Solbar Launches New Soy Isolate for Extruded High Protein Soy Products
Solbar is utilizing an advanced hydrolysis technology to produce additional new soy isolate proteins for the beverage and protein bar markets. These products will satisfy customer’s needs for high protein soy ingredients with low flavor profiles and improved functionality.
18 Jan 2010 --- Solbar Industries Ltd., has announced the launch of a new, very low viscosity soy protein isolate.
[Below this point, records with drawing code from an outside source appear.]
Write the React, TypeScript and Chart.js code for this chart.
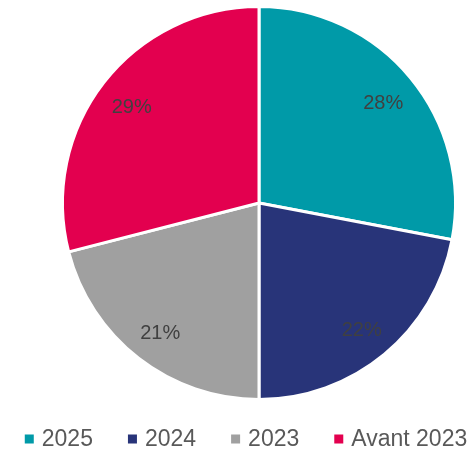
import React, { useEffect, useRef } from "react";
import { Chart, registerables } from "chart.js";

Chart.register(...registerables);

const categories = ["2025", "2024", "2023", "Avant 2023"];
const values = [28, 22, 21, 29];
const colors = ["#009AA8", "#283479", "#A0A0A0", "#E3004F"];

const labelPlugin = {
  id: "pctLabels",
  afterDatasetsDraw(chart: any) {
    const ctx = chart.ctx;
    const meta = chart.getDatasetMeta(0);
    ctx.save();
    ctx.font = "20px 'Liberation Sans'";
    ctx.fillStyle = "#404040";
    ctx.textAlign = "center";
    ctx.textBaseline = "middle";
    meta.data.forEach((arc: any, i: number) => {
      const p = arc.getProps(["x", "y", "startAngle", "endAngle", "outerRadius"], true);
      const mid = (p.startAngle + p.endAngle) / 2;
      const r = p.outerRadius * 0.82;
      ctx.fillText(values[i] + "%", p.x + Math.cos(mid) * r, p.y + Math.sin(mid) * r + 3);
    });
    ctx.restore();
  },
};

const legendPlugin = {
  id: "bottomLegend",
  afterDraw(chart: any) {
    const ctx = chart.ctx;
    const box = 9;
    const textGap = 8;
    const itemGap = 35;
    ctx.save();
    ctx.font = "23px 'Liberation Sans'";
    const labels: string[] = chart.data.labels;
    const widths = labels.map((l) => ctx.measureText(l).width);
    const total = widths.reduce((a, w) => a + box + textGap + w, 0) + itemGap * (labels.length - 1);
    let x = 246 - total / 2;
    const y = 439;
    ctx.textBaseline = "middle";
    ctx.textAlign = "left";
    labels.forEach((l, i) => {
      ctx.fillStyle = chart.data.datasets[0].backgroundColor[i];
      ctx.fillRect(x, y - box / 2, box, box);
      ctx.fillStyle = "#595959";
      ctx.fillText(l, x + box + textGap, y + 1);
      x += box + textGap + widths[i] + itemGap;
    });
    ctx.restore();
  },
};

export default function App() {
  const ref = useRef<HTMLCanvasElement>(null);
  useEffect(() => {
    document.body.style.margin = "0";
    const chart = new Chart(ref.current!, {
      type: "pie",
      data: {
        labels: categories,
        datasets: [
          {
            data: values,
            backgroundColor: colors,
            borderColor: "#ffffff",
            borderWidth: 3,
          },
        ],
      },
      options: {
        responsive: false,
        animation: false,
        devicePixelRatio: 1,
        layout: { padding: { left: 43, top: 5, right: 0, bottom: 50 } },
        plugins: {
          tooltip: { enabled: false },
          legend: { display: false },
        },
      },
      plugins: [labelPlugin, legendPlugin],
    });
    return () => chart.destroy();
  }, []);
  return (
    <div style={{ width: 475, height: 451 }}>
      <canvas ref={ref} width={475} height={451} style={{ width: 475, height: 451 }} />
    </div>
  );
}
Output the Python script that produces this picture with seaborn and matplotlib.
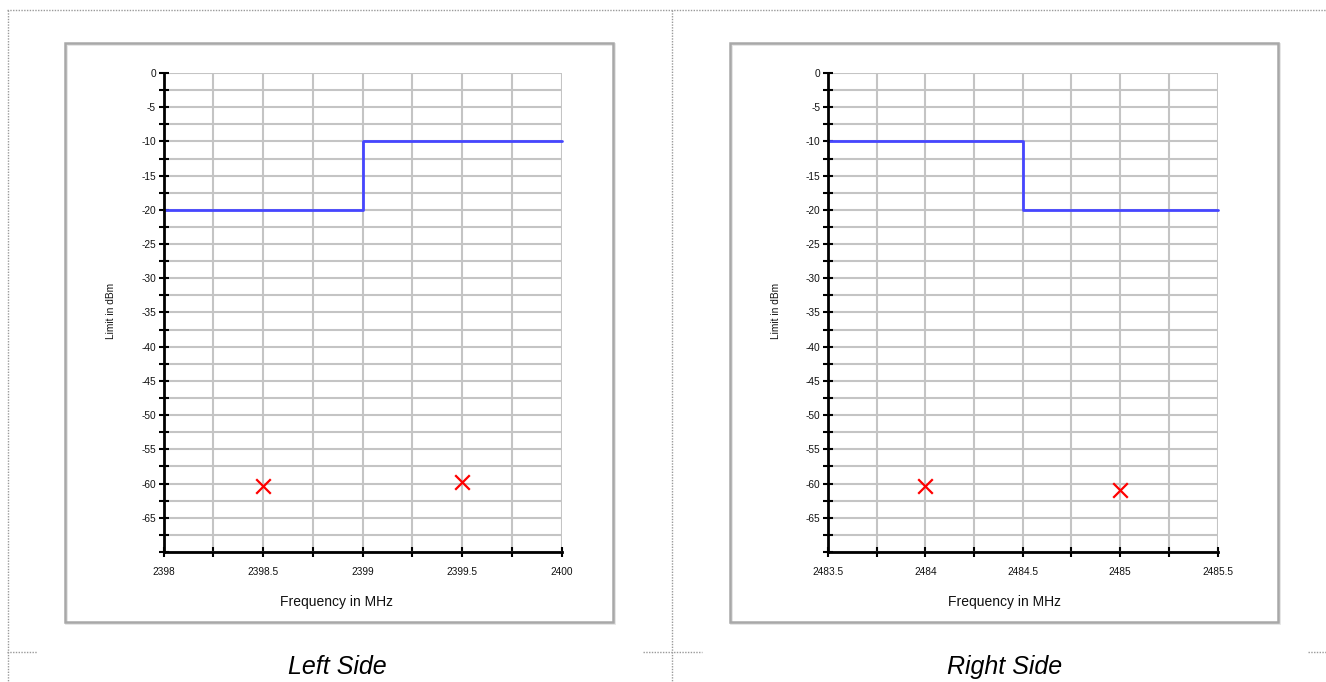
import numpy as np
import pandas as pd
import seaborn as sns
import matplotlib
import matplotlib.pyplot as plt
from matplotlib.patches import Rectangle
matplotlib.use('Agg')

# Limit lines (step functions) and measured points
left_freq = [2398.0, 2399.0, 2400.0]
left_limit = [-20, -10, -10]
left_meas_freq = [2398.5, 2399.5]
left_meas_level = [-60.4, -59.8]

right_freq = [2483.5, 2484.5, 2485.5]
right_limit = [-10, -20, -20]
right_meas_freq = [2484.0, 2485.0]
right_meas_level = [-60.4, -60.9]

captions = ['Left Side', 'Right Side']

sns.set_style('white')
plt.rcParams['font.family'] = ['Liberation Sans', 'DejaVu Sans']

W, H = 1326, 682
fig = plt.figure(figsize=(W / 100, H / 100), dpi=100)

# Background axes in pixel coordinates for the page layout
bg = fig.add_axes([0, 0, 1, 1], zorder=-1)
bg.set_xlim(0, W)
bg.set_ylim(H, 0)
bg.axis('off')

dot = dict(color='#9a9a9a', lw=1, ls=(0, (1, 1)))
bg.plot([7, W], [10, 10], **dot)
bg.plot([8, 8], [10, H], **dot)
bg.plot([672, 672], [10, H], **dot)
for x0, x1 in [(7, 37), (643, 702), (1308, W)]:
    bg.plot([x0, x1], [652, 652], **dot)

# Panel frames
for left in [65, 730]:
    bg.add_patch(Rectangle((left + 1, 44), 548, 579, fill=False, ec='#e4e4e4', lw=2))
    bg.add_patch(Rectangle((left, 43), 548, 579, fill=False, ec='#a8a8a8', lw=1.8))


def draw_panel(ax_rect, freq, limit, meas_f, meas_l, label_x, caption_x, caption):
    ax = fig.add_axes(ax_rect)
    sns.lineplot(x=freq, y=limit, drawstyle='steps-post', color='#4646ff', lw=2,
                 ax=ax, zorder=3, clip_on=False)
    sns.scatterplot(x=meas_f, y=meas_l, marker='x', s=110, color='red',
                    linewidth=1.6, ax=ax, zorder=4)

    ax.set_xlim(freq[0], freq[-1])
    ax.set_ylim(-70, 0)

    xt = np.arange(freq[0], freq[-1] + 0.01, 0.25)
    ax.set_xticks(xt)
    ax.set_xticklabels([f'{t:g}' if abs(t * 2 - round(t * 2)) < 1e-9 else '' for t in xt])
    yt = np.arange(-70, 0.1, 2.5)
    ax.set_yticks(yt)
    ax.set_yticklabels([f'{t:g}' if (t % 5 == 0 and t > -70) else '' for t in yt])

    ax.tick_params(axis='both', direction='inout', length=7, width=1.5,
                   color='black', labelsize=7.3, labelcolor='#111111',
                   bottom=True, left=True)
    ax.tick_params(axis='x', pad=7)
    ax.tick_params(axis='y', pad=2)

    ax.grid(True, color='#c4c4c4', lw=1.5)
    ax.set_axisbelow(True)
    for side in ['top', 'right']:
        ax.spines[side].set_visible(False)
    for side in ['left', 'bottom']:
        ax.spines[side].set_color('black')
        ax.spines[side].set_linewidth(2)
        ax.spines[side].set_zorder(5)
    ax.set_xlabel('')
    ax.set_ylabel('')

    fig.text(label_x / W, 1 - 311 / H, 'Limit in dBm', rotation=90,
             ha='center', va='center', fontsize=7.3, color='#111111')
    fig.text(caption_x / W, 1 - 602 / H, 'Frequency in MHz',
             ha='center', va='center', fontsize=10, color='#111111')
    fig.text(caption_x / W, 1 - 667 / H, caption, style='italic',
             ha='center', va='center', fontsize=18, color='black')
    return ax


draw_panel([163.5 / W, 1 - 552 / H, 398 / W, 479 / H], left_freq, left_limit,
           left_meas_freq, left_meas_level, 111, 337, captions[0])
draw_panel([828 / W, 1 - 552 / H, 389.5 / W, 479 / H], right_freq, right_limit,
           right_meas_freq, right_meas_level, 776, 1005, captions[1])

plt.savefig('out.png', dpi=100)
plt.close()
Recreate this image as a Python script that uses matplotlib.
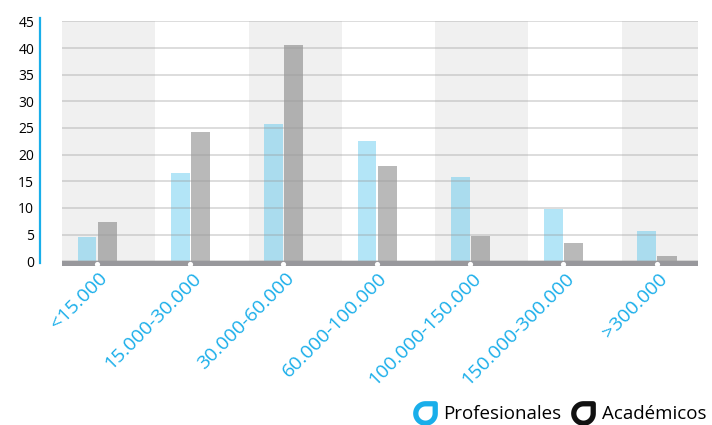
import numpy as np
import matplotlib
matplotlib.use("Agg")
import matplotlib.pyplot as plt
from matplotlib.lines import Line2D
from matplotlib.path import Path

categories = ["<15.000", "15.000-30.000", "30.000-60.000", "60.000-100.000",
              "100.000-150.000", "150.000-300.000", ">300.000"]
profesionales = [4.5, 16.5, 25.7, 22.5, 15.7, 9.7, 5.6]
academicos = [7.3, 24.3, 40.6, 17.8, 4.7, 3.4, 0.9]
yticks = [0, 5, 10, 15, 20, 25, 30, 35, 40, 45]

BLUE_TXT = "#19aeea"
BLUE_BAR = "#41beed"
GRAY_BAR = "#525252"

plt.rcParams["font.family"] = ["Open Sans", "DejaVu Sans"]

fig = plt.figure(figsize=(7.12, 4.25), dpi=100)
ax = fig.add_axes([0.0871, 0.373, 0.8932, 0.578])

x = np.arange(len(categories))

# alternating background bands
for i in x[::2]:
    ax.axvspan(i - 0.368, i + 0.632, color="#f0f0f0", lw=0, zorder=0)

ax.bar(x - 0.2, profesionales, width=0.2, align="edge", color=BLUE_BAR,
       alpha=0.4, lw=0, zorder=1)
ax.bar(x + 0.015, academicos, width=0.205, align="edge", color=GRAY_BAR,
       alpha=0.4, lw=0, zorder=1)

# baseline with white dots
ax.axhspan(-1.0, 0, color="#98989c", lw=0, zorder=4)
ax.scatter(x + 0.005, np.full(len(x), -0.5), s=14, color="white", lw=0, zorder=5)

ax.set_xlim(-0.368, 6.449)
ax.set_ylim(-1.0, 45.1)
ax.set_yticks(yticks)
ax.set_yticklabels([str(v) for v in yticks], color=BLUE_TXT, fontsize=14)
ax.tick_params(axis="y", length=0, pad=4)
ax.set_xticks([])

ax.set_axisbelow(False)
ax.yaxis.grid(True, color="#999999", alpha=0.4, lw=1.2)

for side in ["top", "right", "bottom"]:
    ax.spines[side].set_visible(False)
ax.spines["left"].set_position(("outward", 16))
ax.spines["left"].set_color(BLUE_TXT)
ax.spines["left"].set_linewidth(1.6)
ax.spines["left"].set_bounds(-0.4, 45.6)

for i, lab in enumerate(categories):
    ax.annotate(lab, xy=(i, 0), xycoords=("data", "axes fraction"),
                xytext=(2, -3), textcoords="offset pixels",
                rotation=45, rotation_mode="anchor", ha="right", va="top",
                color=BLUE_TXT, fontsize=14)

# legend marker: ring with one square corner (top right)
t = np.linspace(np.pi / 2, 2 * np.pi, 40)
verts = list(zip(np.cos(t), np.sin(t))) + [(1, 1), (0, 1)]
marker = Path(verts, closed=True)

handles = [
    Line2D([], [], ls="none", marker=marker, markersize=14, mfc="none",
           mec=BLUE_TXT, mew=3.8, label="Profesionales"),
    Line2D([], [], ls="none", marker=marker, markersize=14, mfc="none",
           mec="#111111", mew=3.8, label="Académicos"),
]
fig.legend(handles=handles, loc="lower right", bbox_to_anchor=(1.008, -0.022),
           ncol=2, frameon=False, fontsize=13.5, handlelength=1.3,
           handletextpad=0.35, columnspacing=0.5, borderaxespad=0.2)

fig.savefig("out.png", dpi=100)
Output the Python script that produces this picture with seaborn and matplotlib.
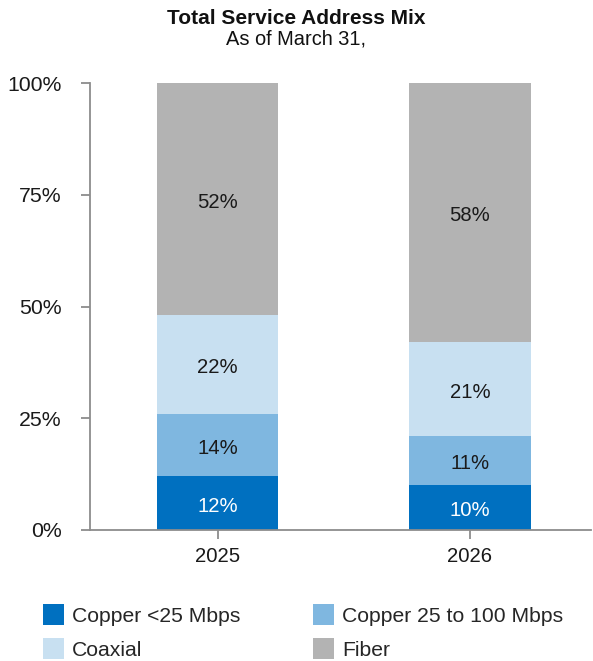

Solpro 842, a 90% soy protein, is processed uniquely to meet the demands for soy crisps, extruded snacks and cereals.
Solbar invested over $1 million and 18 months in the development of enzymatic hydrolyses technology to successfully produce Solpro 842. The result is a soy protein isolate that has consistently low viscosity when subjected to the heat and shear of extrusion while maintaining a bland flavor profile.
“Launching Solpro 842 is one part of Solbar's strategic commitment to grow in the nutritional foods market through new and advanced applications of soy proteins,” says Shaul Shelach, CEO of Solbar. “We have high expectations for this new development to increase its capabilities, satisfy customers, and generate substantial sales in 2010.”
Solbar is utilizing this advanced hydrolysis technology to produce additional new soy isolate proteins for the beverage and protein bar markets. These products will satisfy customer’s needs for high protein soy ingredients with low flavor profiles and improved functionality.
In recent years Solbar's has focused on developing a growing range of soy proteins designed for healthy foods and beverages in response to growing consumer demands. Solbar is committed to a strict non-GMO IP program per EU regulations.